Limitations & Future Work

  • Dependency on off-the-shelf 2D detectors makes this a two-stage method where 2D errors propagate (a common limitation in lifting).
  • The likelihood assumption in RPEA (exponentiated negative reprojection error) is a "reasonable but not necessarily exact" approximation; \(\alpha\) and Top-K require tuning. Note: Camera parameters/projection details were not fully elaborated in the main text.
  • Animal experiments did not utilize RPEA, and the impact of multi-hypothesis gains in that domain requires further study.
  • Future work could explore single-step velocity fields (as FM can theoretically support single-step sampling) and incorporate more geometric priors beyond FHA into hypothesis generation.
  • vs.
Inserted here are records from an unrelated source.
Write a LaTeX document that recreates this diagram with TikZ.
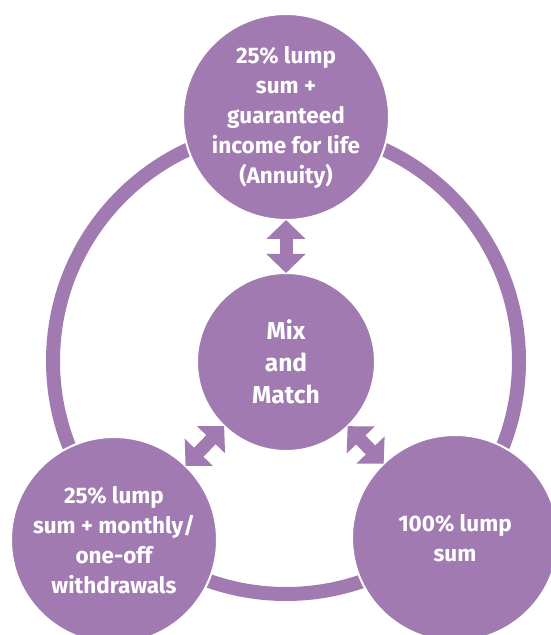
\documentclass[tikz,border=0pt]{standalone}
\usepackage{fontspec}
\setmainfont{Fira Sans}
\definecolor{Lila}{RGB}{160,122,176}
\usetikzlibrary{arrows.meta}
\tikzset{
    bubble/.style={
        circle, fill=Lila, draw=white, line width=2pt,
        minimum size=206pt, inner sep=0pt, outer sep=0pt,
        align=center, text=white,
        font=\fontsize{22.5}{30}\selectfont\bfseries
    },
    link/.style={
        draw=Lila, line width=13pt,
        {Triangle[width=38pt,length=19pt]}-{Triangle[width=38pt,length=19pt]}
    }
}

\begin{document}
\begin{tikzpicture}[x=1pt, y=1pt]

    \useasboundingbox (0,0) rectangle (551,635);

    \coordinate (O) at (286,274);

    % Anillo exterior
    \draw [Lila, line width=14pt] (O) circle [radius=233pt];

    % Opciones
    \node [bubble] (annuity) at (286,518)
        {25\% lump\\sum +\\guaranteed\\income for life\\(Annuity)};
    \node [bubble] (withdraw) at (114,95)
        {25\% lump\\sum + monthly/\\one-off\\withdrawals};
    \node [bubble] (lump) at (455,97)
        {100\% lump\\sum};
    \node [bubble, minimum size=178pt,
           font=\fontsize{24.5}{32}\selectfont\bfseries] (mix) at (286,273)
        {Mix\\and\\Match};

    % Flechas dobles hacia el centro
    \draw [link] (mix) -- (annuity);
    \draw [link] (mix) -- (withdraw);
    \draw [link] (mix) -- (lump);

\end{tikzpicture}
\end{document}
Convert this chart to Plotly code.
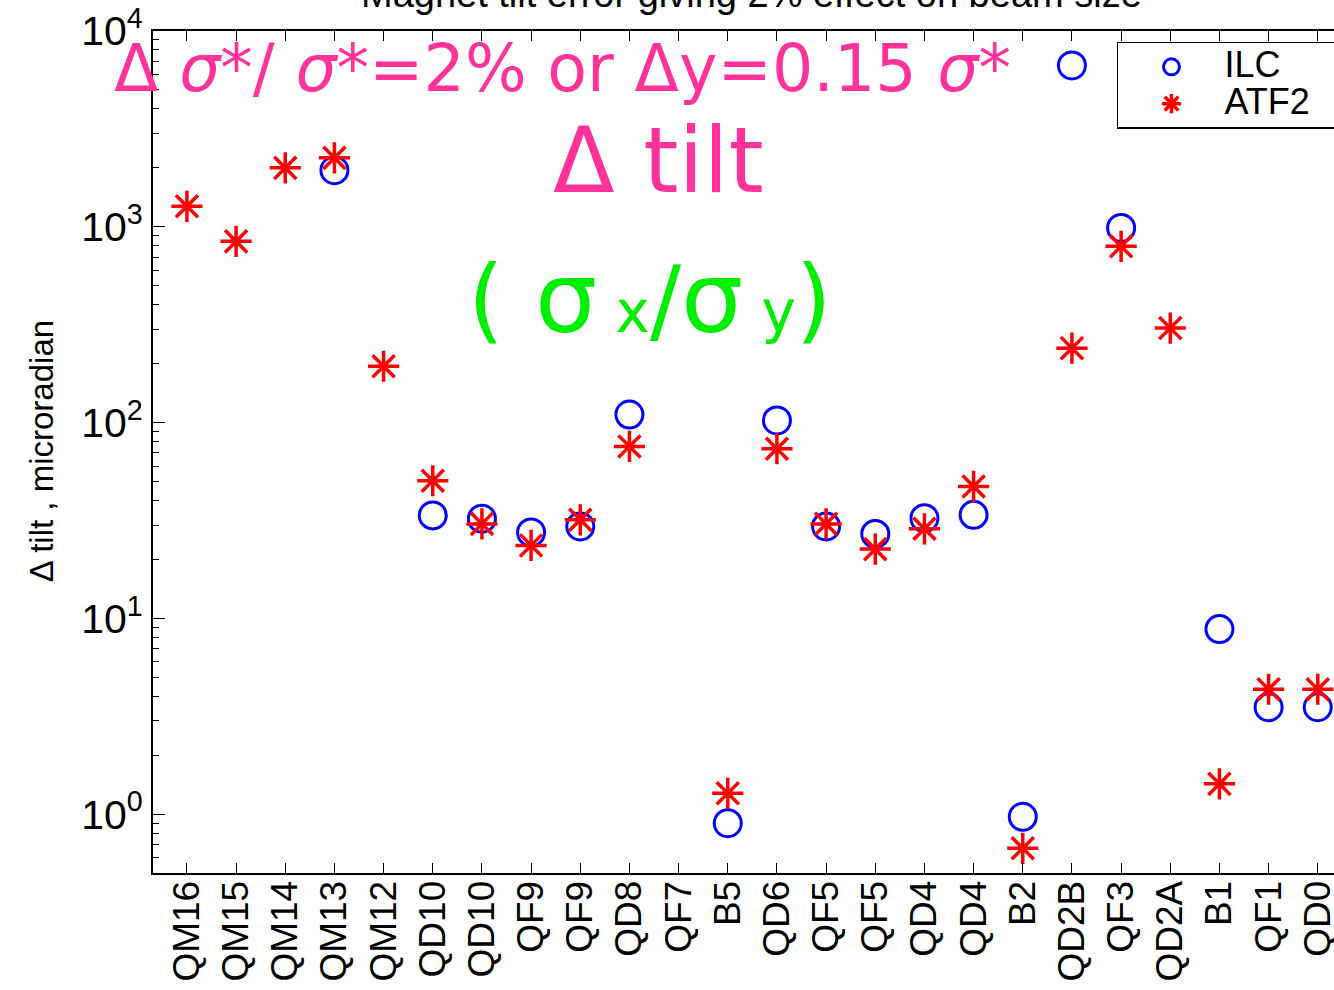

DiffPose / D3DP (Diffusion-based): Both perform probabilistic lifting, but diffusion learns stochastic SDEs (10–15 steps). This work learns deterministic ODE velocity fields (3 steps), yielding better accuracy (47.3 vs 49.7 mm) and 5× faster speed. RPEA replaces the uniform averaging used in DiffPose.
  • vs. JPMA (Aggregation in D3DP): JPMA selects a single "best" joint/pose, saturating with large \(N\) and breaking structure in joint-wise mode. RPEA uses weighted posterior expectation over Top-K candidates, which is theoretically closer to Bayesian optimality and maintains skeletal consistency.
  • vs. CVAE / NF / GAN (Other Probabilistic): FM offers a simpler training objective (single CFM regression loss) and faster deterministic sampling, avoiding GAN instability, NF architectural constraints, or CVAE diversity issues.

Rating

  • Novelty: ⭐⭐⭐⭐⭐ First application of Flow Matching to 2D-to-3D pose lifting with a Bayesian-motivated RPEA module.
  • Experimental Thoroughness: ⭐⭐⭐⭐ Coverage of two human and two animal datasets, speed benchmarks, and aggregation comparisons; some metrics (P-MPJPE) are reserved for the supplement.
  • Writing Quality: ⭐⭐⭐⭐⭐ Clear derivations ranging from FM mechanisms to RPEA's Bayesian justification.
  • Value: ⭐⭐⭐⭐⭐ Balances accuracy and real-time performance (160 FPS), providing a more practical paradigm for probabilistic 3D pose estimation than diffusion.